As for whether Bonhoeffer "succeeded," I think that we can say that he succeeded in his time in a way that might fail now. He "over-egged" (a great phrase, btw) the exceptional case because Germany was an exceptional case. A clear conscience was more likely to lead you to contribute to Hitler's war machine than to love of neighbor. Perhaps our culture is "sick" in some analogous ways, but we can safely say that it took a great strength to overcome the collective conscience and social pressure that swallowed so many otherwise well-meaning Germans.

Michael, I like your connection to worship and prayer, perhaps that is where ethics really happens--where our lives are conformed to the life of Christ. Indeed, if this is the "center" of life, then the command on the periphery that "overturns our provisional conclusions" might be closer than we thought.

God's peace,
Eric

Matthew said...

"The revelational alternative to modern ethics launches a host of questions..."

Hrm.

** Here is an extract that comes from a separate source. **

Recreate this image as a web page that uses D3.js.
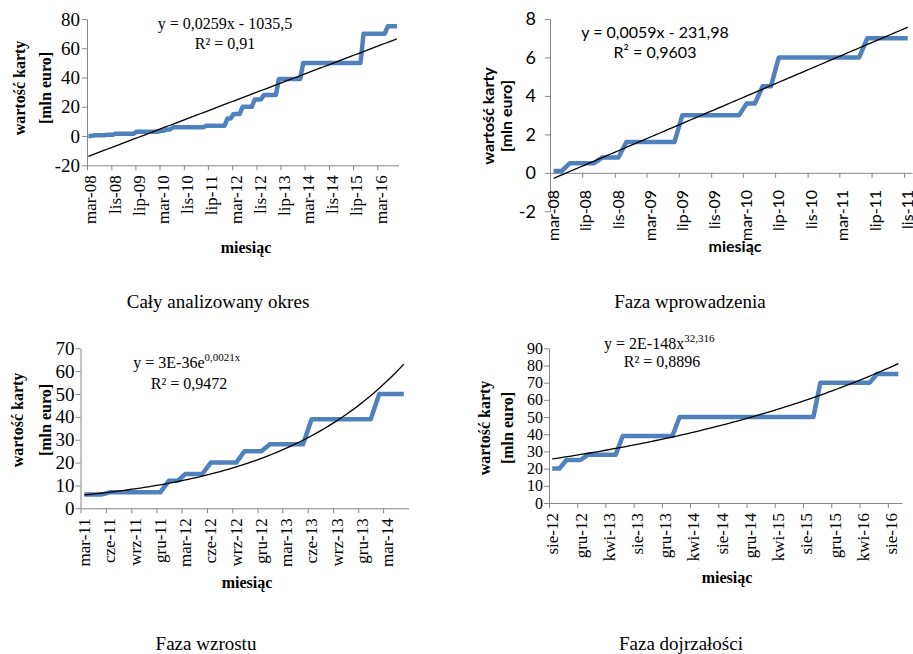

I don't see why these epistemological questions are superior to -- or even substantially different from -- the ethical questions.

Eric Daryl Meyer said...

Matthew,

Good point... I suppose that Barth and Bonhoeffer commit us to one side of the Euthyphro dilemma. The presupposition is that God's command determines good-ness, rather than good-ness being rationally accessible by other means. In other words, the ethical questions are substantially settled once the epistemological questions are answered.

It seems to me however, that any ethic faces an epistemological challenge--some ethics are simply more conventional.

Care to elaborate your question further?

Thanks,
Eric

bruce hamill said...

I you are onto it Kim with your comments on Barth and Bonhoeffer. It is a powerful rhetoric that overstates by painting all ethical reasoning as self-justification. But we need to think carefully about such powerful rhetoric. The contextually situated ethic of B & B means that 'ought' implies can't (ultimately)and thus self-justification is out of the question if moral reasoning epistemologically in the context of the divine command.

Anonymous said...

oops I missed out an 'is situated' before epistemologically.

James Rovira said...

I think the proper context for this discussion is Kierkegaard's critique of the Ethical sphere of existence and its limitations. The idea isn't really that radical in the light of the Sermon on the Mount--the point is that ethics are supposed to be internalized, not exist as a philosophical system.